Fortunately, the American journalist Conor Friedersdorf has actually come up with some. In an excellent article – that is nonetheless burdened with the mediocre title “When ‘Do Unto Others’ Meets Hookup Culture” – he presents the case I wish I had known how to make. When I first read it, I felt like I was seeing my own post in a reverse carnival mirror: he’d made clear and crisp things that I’d left messy and distorted. I was particularly impressed that he’d express ideas I’d voiced as regrets, but as something constructive.

While I would recommend reading the whole article, the heart of Friedersdorf’s argument can be found in an address he imagines a fictional pastor delivering to a hypothetical group of university freshers:

Christianity prohibits certain things, like murder and stealing and adultery. But I want to talk today about something that Jesus calls on his believers to do. He teaches us to love one another, to be good to one another, to treat others as we’d want to be treated. Christians aren’t alone in preaching that code. I raise it today in part because I expect you all already agree with it. And if you do agree that we have a responsibility to be good to one another, I’d ask one favor: As you proceed through this college, bear that obligation in mind! Do so even when you’re deciding how to live your sexual lives here. Doesn’t that sound like it’s the right thing to do? But of course, it isn’t always easy.

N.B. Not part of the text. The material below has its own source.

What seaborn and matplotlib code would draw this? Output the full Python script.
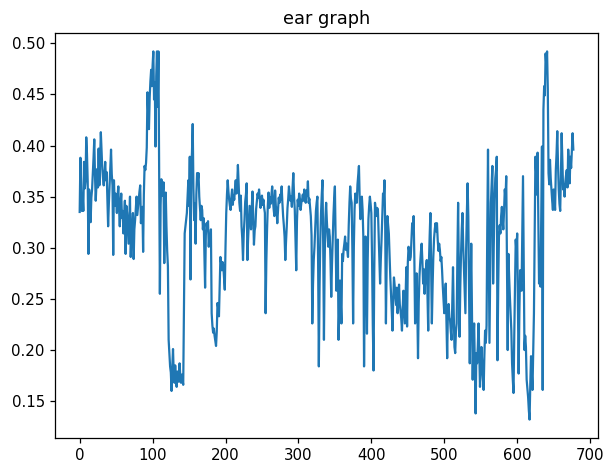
import numpy as np
import pandas as pd
import matplotlib
matplotlib.use("Agg")
import matplotlib.pyplot as plt
import seaborn as sns

title = "ear graph"
x_ticks = [0, 100, 200, 300, 400, 500, 600, 700]
y_ticks = [0.15, 0.20, 0.25, 0.30, 0.35, 0.40, 0.45, 0.50]

ear = [
    0.335, 0.388, 0.361, 0.336, 0.352, 0.336, 0.384, 0.358, 0.365, 0.408,
    0.392, 0.365, 0.294, 0.357, 0.341, 0.325, 0.349, 0.357, 0.372, 0.388,
    0.406, 0.371, 0.346, 0.362, 0.377, 0.359, 0.397, 0.361, 0.385, 0.413,
    0.396, 0.377, 0.368, 0.361, 0.372, 0.384, 0.366, 0.374, 0.349, 0.321,
    0.343, 0.361, 0.378, 0.396, 0.372, 0.361, 0.293, 0.366, 0.341, 0.353,
    0.347, 0.334, 0.351, 0.360, 0.338, 0.321, 0.342, 0.353, 0.329, 0.336,
    0.314, 0.331, 0.346, 0.294, 0.341, 0.334, 0.318, 0.304, 0.328, 0.350,
    0.291, 0.312, 0.320, 0.334, 0.289, 0.318, 0.327, 0.338, 0.350, 0.332,
    0.340, 0.348, 0.355, 0.361, 0.324, 0.337, 0.340, 0.296, 0.352, 0.380,
    0.376, 0.383, 0.398, 0.452, 0.431, 0.416, 0.447, 0.463, 0.474, 0.458,
    0.478, 0.492, 0.445, 0.462, 0.399, 0.468, 0.492, 0.438, 0.492, 0.367,
    0.255, 0.342, 0.367, 0.360, 0.351, 0.364, 0.285, 0.331, 0.354, 0.321,
    0.297, 0.282, 0.210, 0.196, 0.184, 0.178, 0.160, 0.183, 0.201, 0.176,
    0.168, 0.185, 0.171, 0.164, 0.179, 0.172, 0.169, 0.187, 0.174, 0.168,
    0.176, 0.171, 0.166, 0.243, 0.314, 0.321, 0.327, 0.334, 0.349, 0.366,
    0.341, 0.389, 0.269, 0.378, 0.393, 0.421, 0.358, 0.327, 0.343, 0.304,
    0.352, 0.373, 0.366, 0.373, 0.350, 0.338, 0.327, 0.341, 0.337, 0.318,
    0.329, 0.295, 0.261, 0.312, 0.324, 0.318, 0.326, 0.301, 0.312, 0.305,
    0.318, 0.236, 0.224, 0.217, 0.221, 0.214, 0.209, 0.204, 0.218, 0.246,
    0.241, 0.233, 0.262, 0.291, 0.285, 0.278, 0.286, 0.282, 0.271, 0.259,
    0.301, 0.334, 0.352, 0.366, 0.355, 0.347, 0.341, 0.337, 0.349, 0.357,
    0.342, 0.351, 0.347, 0.358, 0.366, 0.353, 0.362, 0.381, 0.362, 0.344,
    0.336, 0.351, 0.321, 0.309, 0.288, 0.314, 0.327, 0.345, 0.352, 0.363,
    0.288, 0.309, 0.326, 0.341, 0.329, 0.318, 0.339, 0.355, 0.331, 0.303,
    0.317, 0.321, 0.338, 0.346, 0.353, 0.349, 0.357, 0.348, 0.339, 0.344,
    0.351, 0.342, 0.347, 0.339, 0.334, 0.236, 0.287, 0.318, 0.341, 0.354,
    0.339, 0.349, 0.343, 0.352, 0.360, 0.347, 0.338, 0.331, 0.356, 0.341,
    0.336, 0.324, 0.337, 0.349, 0.344, 0.352, 0.347, 0.360, 0.344, 0.331,
    0.322, 0.311, 0.288, 0.306, 0.321, 0.339, 0.348, 0.360, 0.352, 0.346,
    0.350, 0.340, 0.359, 0.373, 0.351, 0.337, 0.309, 0.278, 0.326, 0.347,
    0.341, 0.353, 0.348, 0.337, 0.344, 0.347, 0.352, 0.346, 0.357, 0.349,
    0.344, 0.356, 0.351, 0.365, 0.344, 0.348, 0.339, 0.331, 0.312, 0.226,
    0.264, 0.288, 0.301, 0.318, 0.336, 0.344, 0.350, 0.286, 0.184, 0.262,
    0.308, 0.334, 0.352, 0.366, 0.301, 0.210, 0.287, 0.329, 0.344, 0.326,
    0.312, 0.301, 0.318, 0.311, 0.287, 0.252, 0.283, 0.308, 0.331, 0.348,
    0.360, 0.312, 0.258, 0.281, 0.308, 0.210, 0.241, 0.268, 0.247, 0.226,
    0.294, 0.287, 0.298, 0.304, 0.311, 0.298, 0.304, 0.297, 0.291, 0.322,
    0.344, 0.360, 0.348, 0.344, 0.297, 0.226, 0.301, 0.338, 0.353, 0.347,
    0.344, 0.362, 0.371, 0.380, 0.348, 0.328, 0.341, 0.350, 0.337, 0.311,
    0.184, 0.262, 0.311, 0.279, 0.216, 0.288, 0.328, 0.341, 0.350, 0.343,
    0.334, 0.288, 0.224, 0.180, 0.276, 0.344, 0.337, 0.331, 0.339, 0.337,
    0.312, 0.287, 0.265, 0.289, 0.308, 0.331, 0.353, 0.348, 0.366, 0.321,
    0.226, 0.284, 0.331, 0.322, 0.314, 0.293, 0.271, 0.255, 0.238, 0.219,
    0.248, 0.271, 0.263, 0.252, 0.244, 0.261, 0.236, 0.252, 0.264, 0.245,
    0.238, 0.231, 0.219, 0.241, 0.258, 0.242, 0.226, 0.253, 0.281, 0.223,
    0.285, 0.301, 0.296, 0.288, 0.291, 0.307, 0.324, 0.318, 0.331, 0.289,
    0.226, 0.258, 0.275, 0.243, 0.192, 0.247, 0.272, 0.285, 0.296, 0.304,
    0.287, 0.265, 0.279, 0.255, 0.271, 0.281, 0.288, 0.254, 0.219, 0.286,
    0.312, 0.334, 0.283, 0.226, 0.262, 0.291, 0.309, 0.318, 0.324, 0.316,
    0.324, 0.308, 0.297, 0.304, 0.298, 0.287, 0.291, 0.278, 0.262, 0.249,
    0.236, 0.252, 0.265, 0.228, 0.192, 0.238, 0.245, 0.232, 0.229, 0.218,
    0.210, 0.248, 0.281, 0.236, 0.203, 0.197, 0.218, 0.226, 0.291, 0.344,
    0.278, 0.213, 0.262, 0.294, 0.318, 0.334, 0.302, 0.281, 0.258, 0.236,
    0.298, 0.334, 0.363, 0.331, 0.254, 0.187, 0.251, 0.304, 0.238, 0.171,
    0.212, 0.226, 0.181, 0.138, 0.197, 0.187, 0.203, 0.226, 0.198, 0.164,
    0.181, 0.203, 0.187, 0.172, 0.161, 0.194, 0.219, 0.207, 0.224, 0.318,
    0.396, 0.302, 0.207, 0.278, 0.344, 0.362, 0.380, 0.265, 0.304, 0.347,
    0.368, 0.376, 0.389, 0.190, 0.262, 0.311, 0.322, 0.314, 0.331, 0.340,
    0.327, 0.318, 0.336, 0.357, 0.348, 0.370, 0.291, 0.200, 0.294, 0.271,
    0.252, 0.236, 0.219, 0.187, 0.171, 0.158, 0.214, 0.258, 0.308, 0.296,
    0.314, 0.241, 0.177, 0.236, 0.278, 0.266, 0.258, 0.312, 0.370, 0.284,
    0.200, 0.214, 0.203, 0.171, 0.162, 0.154, 0.141, 0.132, 0.167, 0.194,
    0.178, 0.161, 0.197, 0.236, 0.318, 0.389, 0.374, 0.352, 0.393, 0.331,
    0.265, 0.284, 0.262, 0.331, 0.399, 0.161, 0.435, 0.458, 0.449, 0.490,
    0.478, 0.492, 0.455, 0.373, 0.362, 0.386, 0.368, 0.357, 0.346, 0.337,
    0.357, 0.349, 0.337, 0.376, 0.392, 0.414, 0.382, 0.357, 0.343, 0.336,
    0.371, 0.412, 0.384, 0.357, 0.362, 0.350, 0.364, 0.371, 0.376, 0.359,
    0.396, 0.381, 0.363, 0.389, 0.378, 0.394, 0.412, 0.396,
]

frame = pd.DataFrame({"frame": np.arange(len(ear)), "ear": ear})

fig = plt.figure(figsize=(6.03, 4.65), dpi=100)
ax = fig.add_axes([55 / 603, (465 - 438) / 465, 543 / 603, 405 / 465])
sns.lineplot(data=frame, x="frame", y="ear", ax=ax, color="#1f77b4", linewidth=1.6)
ax.set_title(title, fontsize=12.8, pad=6.5)
ax.set_xlabel("")
ax.set_ylabel("")
ax.set_xticks(x_ticks)
ax.set_yticks(y_ticks)
ax.tick_params(labelsize=10.8, length=3.8, width=0.9)
for s in ax.spines.values():
    s.set_linewidth(0.9)
fig.savefig("out.png", dpi=100)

The dean of students talked to you about consent. By law and the rules of this campus, you need consent to be intimate with anyone. I want to remind you of something: If we’re truly trying to be good to one another, consent just isn’t enough. Maybe there’s a person who has a huge crush on you. You’re at a party. Maybe you’ve had a beer or two, and in the moment, kissing that person would be a lot of fun. But you know, deep down, that you don’t share the same feelings they have for you—that if you kiss, you’ll be leading them on, and they’ll be all the more hurt tomorrow or the next day when you’re not interested anymore. You have their consent. You want to kiss in the moment—but you don’t, because you decide it’s more important to be good to them.

Say you’re dating someone. And you want to have sex with this person. They consent without being pressured. Yet you can’t help but sense that they’re not ready for intercourse. You understand this is a big decision with many physical and emotional consequences. And so, to be good to them, you hold off, despite their consent. You err on the side of caution, even though you’d rather go ahead.

What I take away from this is the notion that our moral duty goes beyond asking if someone is consenting. We must consider their welfare in the round. Which is not in any way to diminish the necessity of consent – why it is so important should be very obvious just at the moment – but to argue that it is not sufficient. It’s presence, even in its most robust form, merely demonstrates that you are not committing an assault, and we should all be aiming to clear a much higher ethical bar than that. There are ways to harm people other than violence, and before we have relations with someone, we are honour bound to check we are not about to perpetrate any of them.

Friedersdorf acknowledges that his guideline does not generally produce definitive answers:

I don’t pretend that confronting these situations with the question, “How can I be good to others?” will lead all of you to the same answers, let alone to my answers…

Nonetheless, I would suggest that thinking this way does lead to at least one blanket prohibition. I cannot see a way that it allows for casual relationships. Which is not to say all such relationships are harmful. However, it seems to me, that you cannot know if you are going to harm someone, without first knowing them pretty well. Something to ponder perhaps?